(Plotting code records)
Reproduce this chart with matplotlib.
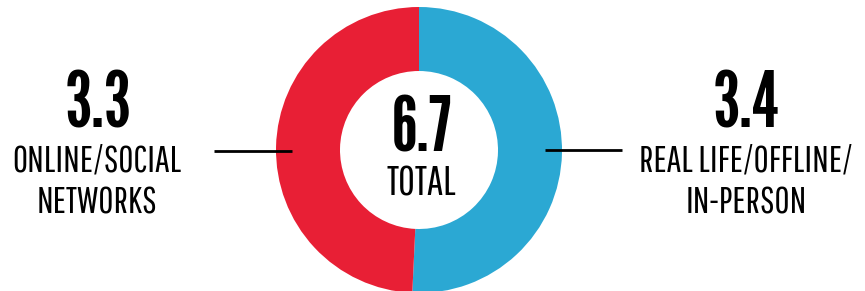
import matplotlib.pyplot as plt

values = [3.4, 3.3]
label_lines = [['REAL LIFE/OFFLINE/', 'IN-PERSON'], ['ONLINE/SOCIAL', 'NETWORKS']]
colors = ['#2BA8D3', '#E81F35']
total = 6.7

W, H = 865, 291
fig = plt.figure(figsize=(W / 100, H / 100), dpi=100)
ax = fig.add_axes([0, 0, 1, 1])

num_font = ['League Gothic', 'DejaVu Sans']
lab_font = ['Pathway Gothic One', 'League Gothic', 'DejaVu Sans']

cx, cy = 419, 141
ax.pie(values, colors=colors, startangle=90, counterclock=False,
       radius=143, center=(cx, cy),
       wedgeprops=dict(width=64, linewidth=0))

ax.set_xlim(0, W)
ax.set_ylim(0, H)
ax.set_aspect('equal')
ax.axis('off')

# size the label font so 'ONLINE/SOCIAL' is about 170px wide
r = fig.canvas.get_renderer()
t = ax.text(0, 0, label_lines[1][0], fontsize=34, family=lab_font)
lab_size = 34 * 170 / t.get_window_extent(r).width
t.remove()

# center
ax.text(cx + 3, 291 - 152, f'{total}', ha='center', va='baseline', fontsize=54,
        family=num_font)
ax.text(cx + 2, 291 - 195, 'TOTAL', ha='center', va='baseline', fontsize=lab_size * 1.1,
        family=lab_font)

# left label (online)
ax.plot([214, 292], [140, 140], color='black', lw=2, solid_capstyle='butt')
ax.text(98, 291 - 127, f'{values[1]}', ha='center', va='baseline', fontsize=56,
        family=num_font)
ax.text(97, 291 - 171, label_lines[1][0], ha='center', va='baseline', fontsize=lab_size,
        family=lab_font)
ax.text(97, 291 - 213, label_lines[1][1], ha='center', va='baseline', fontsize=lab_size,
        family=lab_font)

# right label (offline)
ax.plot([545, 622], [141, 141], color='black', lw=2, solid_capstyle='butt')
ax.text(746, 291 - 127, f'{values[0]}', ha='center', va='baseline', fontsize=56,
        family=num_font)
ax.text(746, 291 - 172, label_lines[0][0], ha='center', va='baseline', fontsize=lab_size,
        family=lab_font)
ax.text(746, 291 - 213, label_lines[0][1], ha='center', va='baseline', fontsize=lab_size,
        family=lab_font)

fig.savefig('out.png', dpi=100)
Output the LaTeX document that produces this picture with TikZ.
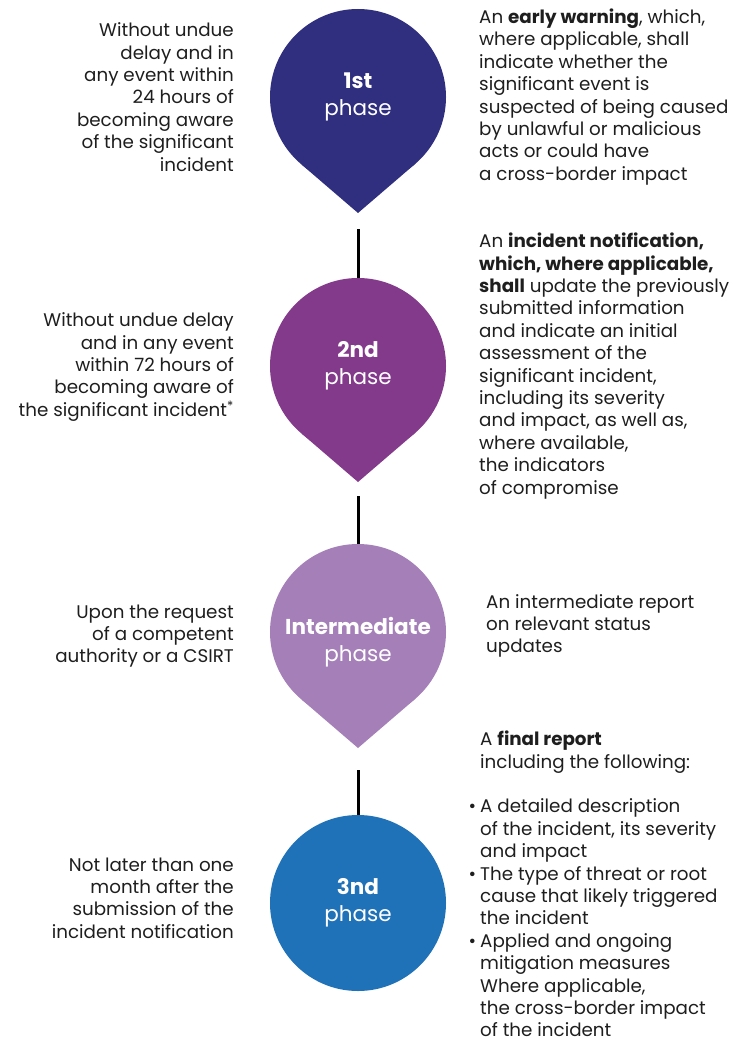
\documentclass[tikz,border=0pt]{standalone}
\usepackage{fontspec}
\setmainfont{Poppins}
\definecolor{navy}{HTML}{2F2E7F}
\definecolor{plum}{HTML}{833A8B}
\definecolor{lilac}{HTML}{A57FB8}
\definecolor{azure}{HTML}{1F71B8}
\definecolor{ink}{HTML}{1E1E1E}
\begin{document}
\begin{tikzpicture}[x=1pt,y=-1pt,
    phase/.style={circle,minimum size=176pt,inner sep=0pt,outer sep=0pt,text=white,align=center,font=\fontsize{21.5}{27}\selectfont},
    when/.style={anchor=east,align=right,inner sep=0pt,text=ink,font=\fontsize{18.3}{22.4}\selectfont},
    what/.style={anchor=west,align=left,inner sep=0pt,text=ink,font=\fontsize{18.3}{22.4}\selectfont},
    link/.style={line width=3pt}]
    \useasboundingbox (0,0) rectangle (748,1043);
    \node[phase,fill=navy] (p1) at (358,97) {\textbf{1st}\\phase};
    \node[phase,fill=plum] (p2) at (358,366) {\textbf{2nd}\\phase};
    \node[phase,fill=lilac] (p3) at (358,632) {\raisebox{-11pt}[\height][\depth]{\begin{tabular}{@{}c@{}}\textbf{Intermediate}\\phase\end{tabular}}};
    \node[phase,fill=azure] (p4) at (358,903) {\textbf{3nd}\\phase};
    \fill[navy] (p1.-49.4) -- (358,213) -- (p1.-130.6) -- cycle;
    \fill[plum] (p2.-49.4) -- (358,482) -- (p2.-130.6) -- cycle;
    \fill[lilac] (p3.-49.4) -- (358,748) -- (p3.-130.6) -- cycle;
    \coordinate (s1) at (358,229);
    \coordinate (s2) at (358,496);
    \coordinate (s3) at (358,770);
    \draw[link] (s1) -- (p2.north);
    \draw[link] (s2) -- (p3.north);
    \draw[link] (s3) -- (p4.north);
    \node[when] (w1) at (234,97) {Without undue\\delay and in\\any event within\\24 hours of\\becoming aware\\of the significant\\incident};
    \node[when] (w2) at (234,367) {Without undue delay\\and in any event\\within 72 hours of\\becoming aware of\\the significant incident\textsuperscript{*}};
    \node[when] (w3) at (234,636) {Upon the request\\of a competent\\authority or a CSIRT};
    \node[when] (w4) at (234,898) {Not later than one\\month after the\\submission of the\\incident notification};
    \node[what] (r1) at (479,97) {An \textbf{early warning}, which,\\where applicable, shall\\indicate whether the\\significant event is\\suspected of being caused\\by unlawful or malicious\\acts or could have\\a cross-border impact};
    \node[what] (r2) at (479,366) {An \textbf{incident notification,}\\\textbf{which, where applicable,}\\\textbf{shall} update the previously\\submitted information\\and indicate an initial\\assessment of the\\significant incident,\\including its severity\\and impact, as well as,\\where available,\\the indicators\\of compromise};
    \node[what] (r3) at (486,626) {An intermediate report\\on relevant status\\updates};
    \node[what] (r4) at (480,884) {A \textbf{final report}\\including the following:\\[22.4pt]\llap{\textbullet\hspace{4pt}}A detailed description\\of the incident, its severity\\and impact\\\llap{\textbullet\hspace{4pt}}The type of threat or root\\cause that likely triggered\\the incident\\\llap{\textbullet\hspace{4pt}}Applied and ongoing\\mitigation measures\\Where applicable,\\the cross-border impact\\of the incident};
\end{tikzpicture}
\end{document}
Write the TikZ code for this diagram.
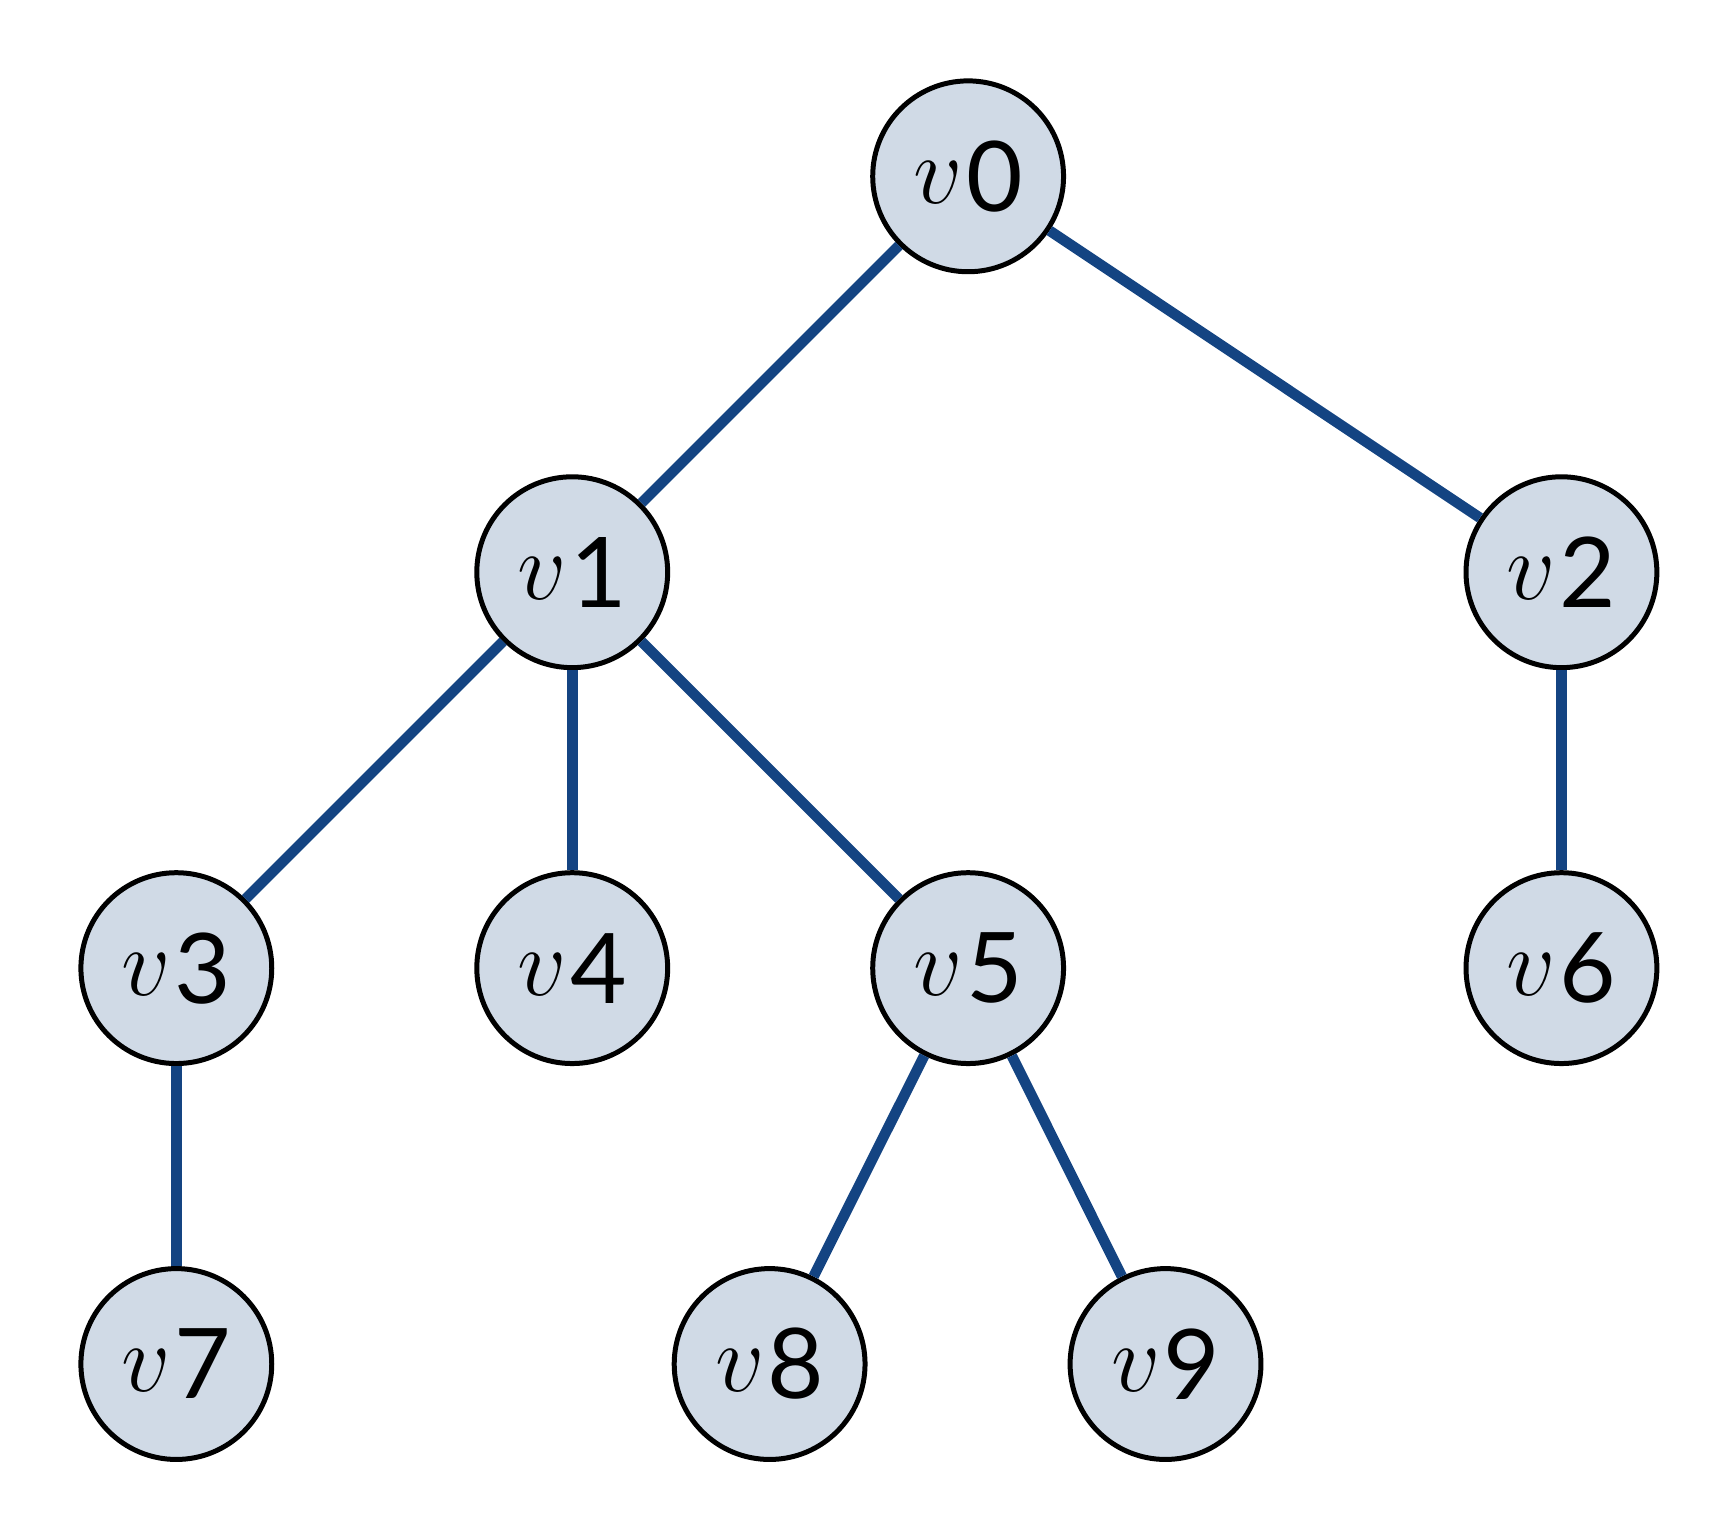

### Task description
Write out every line from the entries where "that" appears.

### Completed exercise
Output the LaTeX document that produces this picture with TikZ.
    \node[what] (r4) at (480,884) {A \textbf{final report}\\including the following:\\[22.4pt]\llap{\textbullet\hspace{4pt}}A detailed description\\of the incident, its severity\\and impact\\\llap{\textbullet\hspace{4pt}}The type of threat or root\\cause that likely triggered\\the incident\\\llap{\textbullet\hspace{4pt}}Applied and ongoing\\mitigation measures\\Where applicable,\\the cross-border impact\\of the incident};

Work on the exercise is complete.